■ **To be done**: In the material below, identify each line bearing the word "that". Reproduce those lines.

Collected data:
——————————

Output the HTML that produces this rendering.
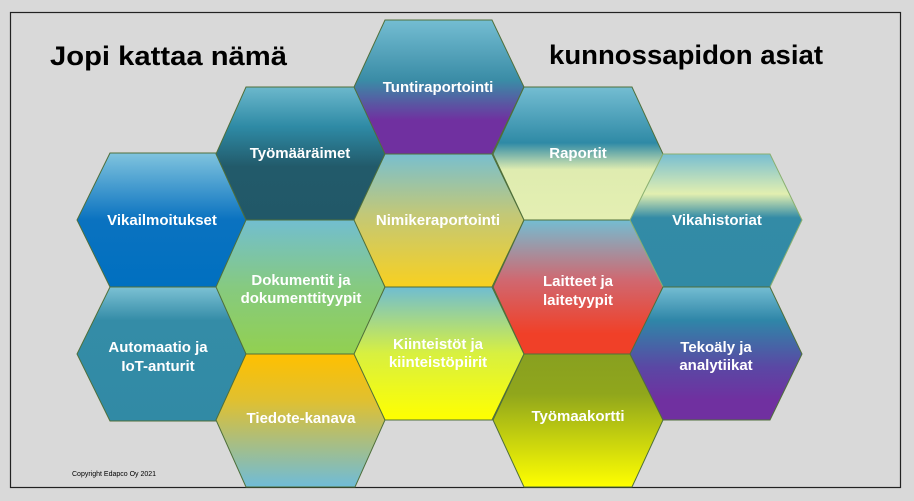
<!DOCTYPE html>
<html><head><meta charset="utf-8"><style>
html,body{margin:0;padding:0;background:#d9d9d9;}
svg{display:block;}
text{font-family:"Liberation Sans","DejaVu Sans",sans-serif;}
.l{fill:#fff;font-weight:bold;font-size:15px;text-anchor:middle;}
</style></head><body>
<svg width="914" height="501" viewBox="0 0 914 501" xmlns="http://www.w3.org/2000/svg">
<defs>
<linearGradient id="gTunti" x1="0" y1="0" x2="0" y2="1"><stop offset="0" stop-color="#74bdd2"/><stop offset="0.45" stop-color="#3a8ca6"/><stop offset="0.75" stop-color="#7030a0"/><stop offset="1" stop-color="#7030a0"/></linearGradient>
<linearGradient id="gRap" x1="0" y1="0" x2="0" y2="1"><stop offset="0" stop-color="#74bdd2"/><stop offset="0.42" stop-color="#2f8aa6"/><stop offset="0.62" stop-color="#dfecb0"/><stop offset="1" stop-color="#e4efb2"/></linearGradient>
<linearGradient id="gNim" x1="0" y1="0" x2="0" y2="1"><stop offset="0" stop-color="#78bfcf"/><stop offset="0.45" stop-color="#c2c878"/><stop offset="1" stop-color="#f8d020"/></linearGradient>
<linearGradient id="gTyo" x1="0" y1="0" x2="0" y2="1"><stop offset="0" stop-color="#6cb8cc"/><stop offset="0.3" stop-color="#2e8aa5"/><stop offset="0.6" stop-color="#225a6a"/><stop offset="1" stop-color="#215868"/></linearGradient>
<linearGradient id="gVik" x1="0" y1="0" x2="0" y2="1"><stop offset="0" stop-color="#80c4de"/><stop offset="0.5" stop-color="#0a72c0"/><stop offset="1" stop-color="#0070c0"/></linearGradient>
<linearGradient id="gDok" x1="0" y1="0" x2="0" y2="1"><stop offset="0" stop-color="#72bed0"/><stop offset="0.5" stop-color="#86ca80"/><stop offset="1" stop-color="#92d050"/></linearGradient>
<linearGradient id="gAut" x1="0" y1="0" x2="0" y2="1"><stop offset="0" stop-color="#7cc1d4"/><stop offset="0.25" stop-color="#348ca7"/><stop offset="1" stop-color="#318aa5"/></linearGradient>
<linearGradient id="gTied" x1="0" y1="0" x2="0" y2="1"><stop offset="0" stop-color="#ffc000"/><stop offset="0.35" stop-color="#e0c030"/><stop offset="1" stop-color="#6fbcd8"/></linearGradient>
<linearGradient id="gKii" x1="0" y1="0" x2="0" y2="1"><stop offset="0" stop-color="#6fbdd2"/><stop offset="0.5" stop-color="#d8f040"/><stop offset="1" stop-color="#ffff00"/></linearGradient>
<linearGradient id="gLai" x1="0" y1="0" x2="0" y2="1"><stop offset="0" stop-color="#74bdd2"/><stop offset="0.45" stop-color="#d06870"/><stop offset="0.85" stop-color="#f04028"/><stop offset="1" stop-color="#f04028"/></linearGradient>
<linearGradient id="gTmk" x1="0" y1="0" x2="0" y2="1"><stop offset="0" stop-color="#88a020"/><stop offset="0.3" stop-color="#90a61c"/><stop offset="1" stop-color="#ffff00"/></linearGradient>
<linearGradient id="gVh" x1="0" y1="0" x2="0" y2="1"><stop offset="0" stop-color="#78bed2"/><stop offset="0.3" stop-color="#e2efb0"/><stop offset="0.48" stop-color="#338ba6"/><stop offset="1" stop-color="#318aa5"/></linearGradient>
<linearGradient id="gTek" x1="0" y1="0" x2="0" y2="1"><stop offset="0" stop-color="#74bdd2"/><stop offset="0.25" stop-color="#2f86a8"/><stop offset="0.6" stop-color="#5a48a4"/><stop offset="0.85" stop-color="#7030a0"/><stop offset="1" stop-color="#7030a0"/></linearGradient>
</defs>
<rect x="0" y="0" width="914" height="501" fill="#d9d9d9"/>
<rect x="10.5" y="12.5" width="890" height="475" fill="none" stroke="#222" stroke-width="1.2"/>
<text x="50" y="65" font-size="27" font-weight="bold" fill="#000" textLength="237" lengthAdjust="spacingAndGlyphs">Jopi kattaa nämä</text>
<text x="549" y="64" font-size="27" font-weight="bold" fill="#000" textLength="274" lengthAdjust="spacingAndGlyphs">kunnossapidon asiat</text>
<text x="72" y="476" font-size="7" fill="#000">Copyright Edapco Oy 2021</text>
<g stroke="#4f6f3a" stroke-width="1">
<polygon points="110,153 217,153 247,220 217,287 110,287 77,220" fill="url(#gVik)"/>
<polygon points="110,287 217,287 247,354 217,421 110,421 77,354" fill="url(#gAut)"/>
<polygon points="246,87 355,87 385,154 355,220 246,220 216,154" fill="url(#gTyo)"/>
<polygon points="246,220 355,220 385,287 355,354 246,354 216,287" fill="url(#gDok)"/>
<polygon points="246,354 355,354 385,420 355,487 246,487 216,420" fill="url(#gTied)"/>
<polygon points="385,20 492,20 524,87 492,154 385,154 354,87" fill="url(#gTunti)"/>
<polygon points="385,154 492,154 524,220 492,287 385,287 354,220" fill="url(#gNim)"/>
<polygon points="385,287 492,287 524,354 492,420 385,420 354,354" fill="url(#gKii)"/>
<polygon points="524,87 632,87 663,154 632,220 524,220 493,154" fill="url(#gRap)"/>
<polygon points="524,220 632,220 663,287 632,354 524,354 493,287" fill="url(#gLai)"/>
<polygon points="524,354 632,354 663,420 632,487 524,487 493,420" fill="url(#gTmk)"/>
<polygon points="663,154 770,154 802,220 770,287 663,287 630,220" fill="url(#gVh)" stroke="#8ab070"/>
<polygon points="663,287 770,287 802,354 770,420 663,420 630,354" fill="url(#gTek)"/>
</g>
<text class="l" x="162" y="225">Vikailmoitukset</text>
<text class="l" x="158" y="352">Automaatio ja</text>
<text class="l" x="158" y="371">IoT-anturit</text>
<text class="l" x="300" y="158">Työmääräimet</text>
<text class="l" x="301" y="285">Dokumentit ja</text>
<text class="l" x="301" y="303">dokumenttityypit</text>
<text class="l" x="301" y="423">Tiedote-kanava</text>
<text class="l" x="438" y="92">Tuntiraportointi</text>
<text class="l" x="438" y="225">Nimikeraportointi</text>
<text class="l" x="438" y="349">Kiinteistöt ja</text>
<text class="l" x="438" y="367">kiinteistöpiirit</text>
<text class="l" x="578" y="158">Raportit</text>
<text class="l" x="578" y="286">Laitteet ja</text>
<text class="l" x="578" y="305">laitetyypit</text>
<text class="l" x="578" y="421">Työmaakortti</text>
<text class="l" x="717" y="225">Vikahistoriat</text>
<text class="l" x="716" y="352">Tekoäly ja</text>
<text class="l" x="716" y="370">analytiikat</text>
</svg>
</body></html>
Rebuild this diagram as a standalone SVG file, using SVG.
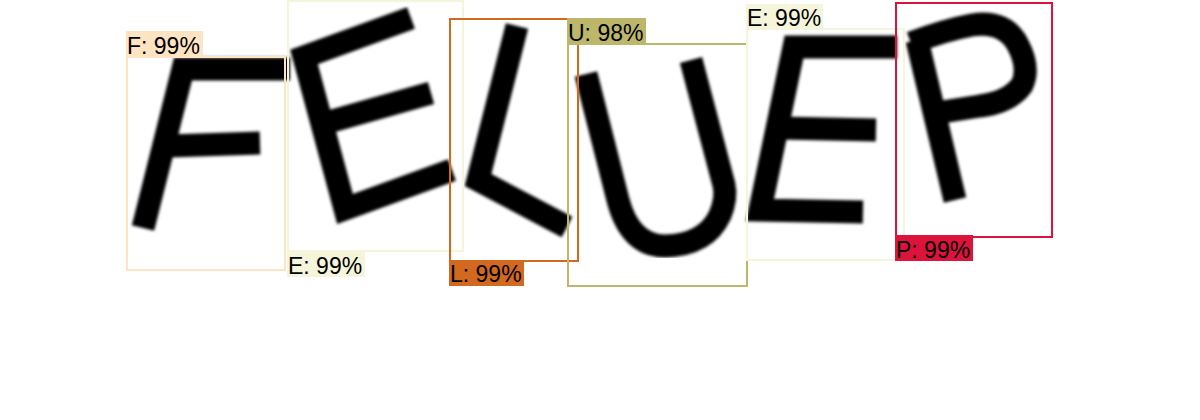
<svg xmlns="http://www.w3.org/2000/svg" width="1200" height="420" viewBox="0 0 1200 420">
  <defs>
    <filter id="soft" x="-5%" y="-5%" width="110%" height="110%">
      <feGaussianBlur stdDeviation="1.5"/>
    </filter>
  </defs>
  <style>
    .stroke { fill: none; stroke: #000; stroke-width: 23; stroke-linecap: butt; stroke-linejoin: miter; }
    .round { stroke-linejoin: round; }
    .box { fill: none; stroke-width: 2; }
    .lbl { font-family: "Liberation Sans", Arial, sans-serif; font-size: 23px; fill: #000; }
  </style>
  <rect x="0" y="0" width="1200" height="420" fill="#ffffff"/>

  <g id="captcha" filter="url(#soft)">
    <!-- F -->
    <path class="stroke" d="M 290,69 L 183,69 L 143,228"/>
    <path class="stroke" d="M 168,146 L 260,143" stroke-width="25"/>
    <!-- E -->
    <path class="stroke" d="M 411,18 L 304,57 L 345,209 L 452,170"/>
    <path class="stroke" d="M 325,123 L 431,93"/>
    <!-- L -->
    <path class="stroke" d="M 517,26 L 478,180 L 567,227"/>
    <!-- U -->
    <path class="stroke round" d="M 586,74 L 618,200 Q 630,246 665,246 Q 706,245 720,215 Q 727,198 724,185 L 691,60"/>
    <!-- E -->
    <path class="stroke" d="M 897,47 L 794,47 L 760,210 L 863,212" stroke-width="25"/>
    <path class="stroke" d="M 779,128 L 876,130" stroke-width="25"/>
    <!-- P -->
    <path class="stroke" d="M 917,40 L 955,200" stroke-width="24"/>
    <path class="stroke round" d="M 911,43 Q 945,30 972,25 Q 1005,20 1018,45 Q 1030,68 1022,85 Q 1010,102 980,106 L 942,112" stroke-width="24"/>
  </g>

  <g id="det-F">
    <rect class="box" x="127" y="57" width="158" height="213" stroke="#FFE4C4"/>
    <rect x="126" y="31" width="77" height="26" fill="#FFE4C4"/>
    <text class="lbl" x="127" y="54">F: 99%</text>
  </g>
  <g id="det-E1">
    <rect class="box" x="288" y="1" width="175" height="250" stroke="#F5F5DC"/>
    <rect x="287" y="251" width="78" height="26" fill="#F5F5DC"/>
    <text class="lbl" x="288" y="274">E: 99%</text>
  </g>
  <g id="det-L">
    <rect class="box" x="450" y="19" width="128" height="242" stroke="#D2691E"/>
    <rect x="449" y="260" width="75" height="26" fill="#D2691E"/>
    <text class="lbl" x="450" y="282">L: 99%</text>
  </g>
  <g id="det-U">
    <rect class="box" x="568" y="44" width="179" height="242" stroke="#BDB76B"/>
    <rect x="567" y="18" width="79" height="26" fill="#BDB76B"/>
    <text class="lbl" x="568" y="41">U: 98%</text>
  </g>
  <g id="det-E2">
    <rect class="box" x="747" y="29" width="157" height="231" stroke="#F5F5DC"/>
    <rect x="746" y="4" width="77" height="25" fill="#F5F5DC"/>
    <text class="lbl" x="747" y="26">E: 99%</text>
  </g>
  <g id="det-P">
    <rect class="box" x="896" y="3" width="156" height="234" stroke="#DC143C"/>
    <rect x="895" y="235" width="78" height="26" fill="#DC143C"/>
    <text class="lbl" x="896" y="258">P: 99%</text>
  </g>
</svg>
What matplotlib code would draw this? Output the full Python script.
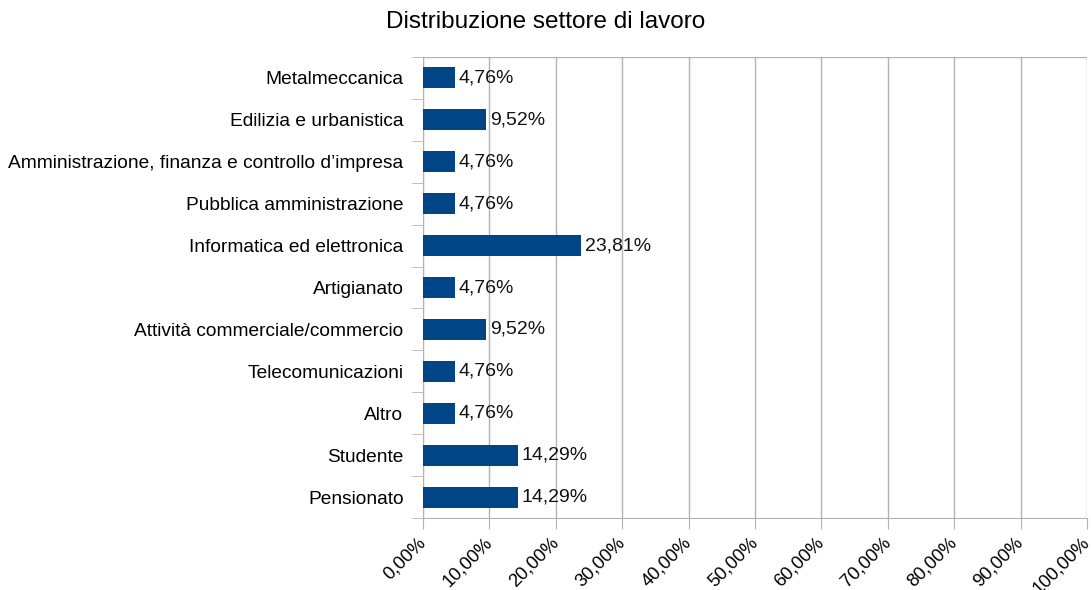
import numpy as np
import matplotlib
matplotlib.use("Agg")
from matplotlib import pyplot as plt
from matplotlib.ticker import FixedLocator

plt.rcParams['font.family'] = ['Liberation Sans', 'DejaVu Sans']

# dati (dall'alto verso il basso)
settori = ["Metalmeccanica", "Edilizia e urbanistica",
           "Amministrazione, finanza e controllo d\u2019impresa",
           "Pubblica amministrazione", "Informatica ed elettronica",
           "Artigianato", "Attivit\u00e0 commerciale/commercio",
           "Telecomunicazioni", "Altro", "Studente", "Pensionato"]
percentuali = [4.76, 9.52, 4.76, 4.76, 23.81, 4.76, 9.52, 4.76, 4.76, 14.29, 14.29]
tick_x = [0, 10, 20, 30, 40, 50, 60, 70, 80, 90, 100]

fig = plt.figure(figsize=(10.91, 5.90), dpi=100)
ax = fig.add_axes([0.3877, 0.122, 0.6086, 0.7814])

n = len(settori)
pos = np.arange(n)
ax.barh(pos, percentuali, height=0.5, color="#004586", zorder=3)
for p, v in zip(pos, percentuali):
    ax.text(v + 0.6, p, ("%.2f" % v).replace(".", ",") + "%", va="center",
            ha="left", fontsize=14, color="#111111", zorder=4)

ax.set_ylim(n - 0.5, -0.5)
ax.set_xlim(0, 100)
ax.set_yticks(pos)
ax.set_yticklabels(settori, fontsize=13.8)
ax.yaxis.set_minor_locator(FixedLocator(np.arange(-0.5, n, 1.0)))
ax.tick_params(axis="y", which="major", length=0, pad=14)
ax.tick_params(axis="y", which="minor", length=8, color="#b3b3b3")

ax.set_xticks(tick_x)
ax.set_xticklabels([("%.2f" % t).replace(".", ",") + "%" for t in tick_x],
                   rotation=45, ha="right", va="center", rotation_mode="anchor", fontsize=13.2)
ax.tick_params(axis="x", length=8, color="#b3b3b3", pad=8)
ax.grid(axis="x", color="#b3b3b3", linewidth=1, zorder=0)

for s in ["top", "right"]:
    ax.spines[s].set_visible(False)
ax.spines["left"].set_color("#b3b3b3")
ax.spines["bottom"].set_color("#b3b3b3")
ax.axhline(-0.5, color="#b3b3b3", linewidth=1, zorder=1)

fig.text(0.5, 0.962, "Distribuzione settore di lavoro", ha="center", va="center", fontsize=17.5)

fig.savefig("out.png", dpi=100)
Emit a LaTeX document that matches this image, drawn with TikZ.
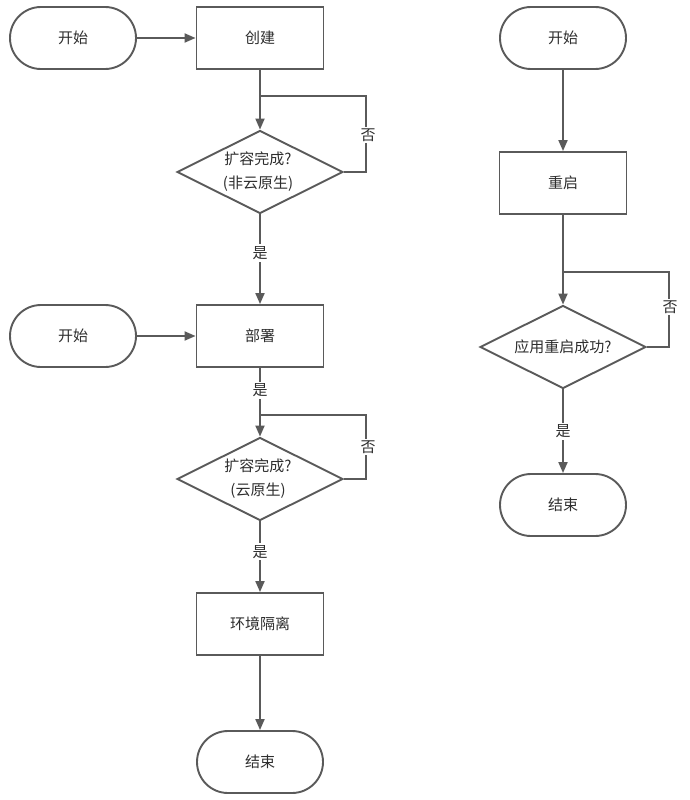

——————————

■ **Response to this task**:
Output the HTML that produces this rendering.
Emit a LaTeX document that matches this image, drawn with TikZ.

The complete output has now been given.